等倍のソレ

起きてしまったことは、もう絶対変えられません。絶対変えられないことは、受け入れるしかないでしょう。あるいは、それを先延ばしにするかです。

これから起きることで、絶対に変えられないことがあります。それは「死」でしょう。こればっかりは、どんなにかわいくてうるわしくて有能多才なあいつもこいつもどこのこも、みぃんな等しく同じです。それがずいぶん先かすぐ先かは、場合によりますけれど。

過去に起きたことも、これから必ず起きることも、どうせ揺るがない不変の事実であるならば、希望的にとらえたほうがよいでしょう。ここにはある意味の「諦め」が含まれているかもしれません。厳密には、例えば「これまでに起きたこと」と「これから起きること」のすべてを正しく把握できたとするならば、何も諦める必要なんてないのかもしれません。そもそも、諦めざるをえないような幻想を抱かなくて済むのですから。これまでとこれからのすべての不変の事実を、いまこの場で正しく把握するのが難しいからこそ、ひとつなにかが明らかになるごとに、適切に「諦め」、事実を受け入れる必要が出てくるのだと思います。そして事実は不変であるならば、それを「悪い」ことととらえるか、「良い」ことととらえるかは、自分に任されていることになります。
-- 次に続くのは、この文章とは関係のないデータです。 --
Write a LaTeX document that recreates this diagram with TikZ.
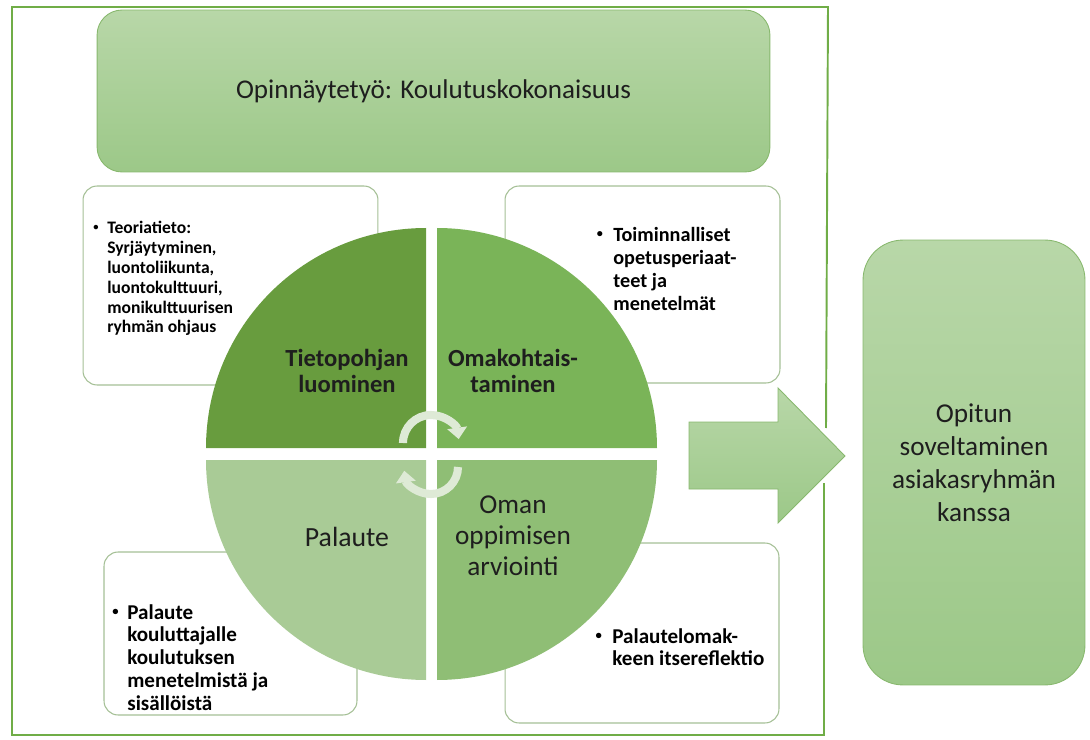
\documentclass[tikz,border=0pt]{standalone}
\usepackage{graphicx}
\usepackage{fontspec}
\setmainfont{Carlito}
\usetikzlibrary{arrows.meta,positioning}

\definecolor{frameGreen}{RGB}{112,173,71}
\definecolor{lightTop}{RGB}{184,215,168}
\definecolor{lightBot}{RGB}{156,200,136}
\definecolor{shapeLine}{RGB}{136,184,110}
\definecolor{boxLine}{RGB}{165,192,150}
\definecolor{qTL}{RGB}{104,156,62}
\definecolor{qTR}{RGB}{122,180,88}
\definecolor{qBR}{RGB}{143,190,117}
\definecolor{qBL}{RGB}{169,203,150}
\definecolor{cycleLight}{RGB}{222,234,214}
\definecolor{inkDark}{RGB}{30,30,30}

\newcommand{\dotmark}[1]{\llap{\raisebox{0.18em}{\scalebox{0.6}{\textbullet}}\hspace{#1}}}

\tikzset{
  greenshape/.style={draw=shapeLine, line width=0.5pt, top color=lightTop, bottom color=lightBot},
  notebox/.style={draw=boxLine, line width=0.6pt, fill=white, rounded corners=8pt, inner sep=0pt},
  notetext/.style={anchor=north west, inner sep=0pt, align=left},
  quadlabel/.style={inner sep=0pt, align=center, text=inkDark},
  cyclearrow/.style={draw=cycleLight, line width=4.6pt, -{Triangle[width=11pt,length=6.5pt]}}
}

\begin{document}
\begin{tikzpicture}[x=0.02cm, y=-0.02cm]
  \useasboundingbox (0,0) rectangle (1090,740);

  % Frame
  \draw[frameGreen, line width=1.1pt] (826,428) -- (828,7) -- (12,7) -- (12,735) -- (824,735) -- (824,483);

  % Banner
  \node[greenshape, rounded corners=0.5cm, minimum width=13.46cm, minimum height=3.24cm, inner sep=0pt,
        text=inkDark, font=\fontsize{15.4}{18}\selectfont] (banner) at (433.5,91) {Opinnäytetyö: Koulutuskokonaisuus};

  % Note boxes
  \node[notebox, minimum width=5.9cm, minimum height=3.98cm] (boxTL) at (230.5,285.5) {};
  \node[notebox, minimum width=5.5cm, minimum height=3.94cm] (boxTR) at (642.5,284.5) {};
  \node[notebox, minimum width=5.06cm, minimum height=3.26cm] (boxBL) at (230.5,633.5) {};
  \node[notebox, minimum width=5.48cm, minimum height=3.6cm] (boxBR) at (642,633) {};

  % Quadrants
  \foreach \cx/\cy/\a/\col in {426/448/180/qTL, 437/448/270/qTR, 437/460/0/qBR, 426/460/90/qBL}
    \fill[\col] (\cx,\cy) -- ++(\a:220) arc[start angle=\a, end angle=\a+90, radius=220] -- cycle;

  % Cycle arrows
  \draw[cyclearrow] (403,443) arc[start angle=180, end angle=352, radius=28];
  \draw[cyclearrow] (458,467) arc[start angle=0, end angle=172, radius=27];

  % Quadrant labels
  \node[quadlabel, font=\fontsize{14}{14.7}\selectfont\bfseries] (know) at (347,371) {Tietopohjan\\luominen};
  \node[quadlabel, font=\fontsize{14}{14.7}\selectfont\bfseries] (own) at (513,371) {Omakohtais-\\taminen};
  \node[quadlabel, font=\fontsize{15.8}{17.6}\selectfont] (feedback) at (347,537) {Palaute};
  \node[quadlabel, font=\fontsize{15.5}{17.6}\selectfont] (assess) at (513,536) {Oman\\oppimisen\\arviointi};

  % Box texts
  \node[notetext, font=\fontsize{10}{11.3}\selectfont\bfseries] (theory) at (107,221)
    {\dotmark{5pt}Teoriatieto:\\Syrjäytyminen,\\luontoliikunta,\\luontokulttuuri,\\monikulttuurisen\\ryhmän ohjaus};
  \node[notetext, font=\fontsize{11.5}{13}\selectfont\bfseries] (methods) at (613,227)
    {\dotmark{6pt}Toiminnalliset\\opetusperiaat-\\teet ja\\menetelmät};
  \node[notetext, font=\fontsize{12}{13}\selectfont\bfseries] (trainer) at (127,604)
    {\dotmark{5pt}Palaute\\kouluttajalle\\koulutuksen\\menetelmistä ja\\sisällöistä};
  \node[notetext, font=\fontsize{12}{13}\selectfont\bfseries] (reflect) at (612,628)
    {\dotmark{6pt}Palautelomak-\\keen itsereflektio};

  % Block arrow
  \shade[greenshape] (689,422) -- (778,422) -- (778,388) -- (845,456) -- (778,523) -- (778,489) -- (689,489) -- cycle;

  % Application box
  \node[greenshape, rounded corners=0.8cm, minimum width=4.44cm, minimum height=8.9cm, inner sep=0pt,
        align=center, text=inkDark, font=\fontsize{15.5}{18.7}\selectfont] (apply) at (974,462.5)
    {Opitun\\soveltaminen\\asiakasryhmän\\kanssa};
\end{tikzpicture}
\end{document}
「自分」という事実や、自分の身の周りの事実を、根本から悪くとらえたいと思っている人がいるとは考えにくいです。それなのに悪くとらえてしまう場合があるとしたら、それはきっとまだ事実を正しく見極めていないからなのだと思います。何かまだ幻想をいだいているところがあるから、事実の解釈に勝手に過不足を加えて、悪く評価したり、過大に評価したりするのでしょう。

事実にそうしたズレを付してしまった点は、どこにあったんだろう。帰するところまで帰すれば、必ず等倍のそれに再び巡り合えるものと思います。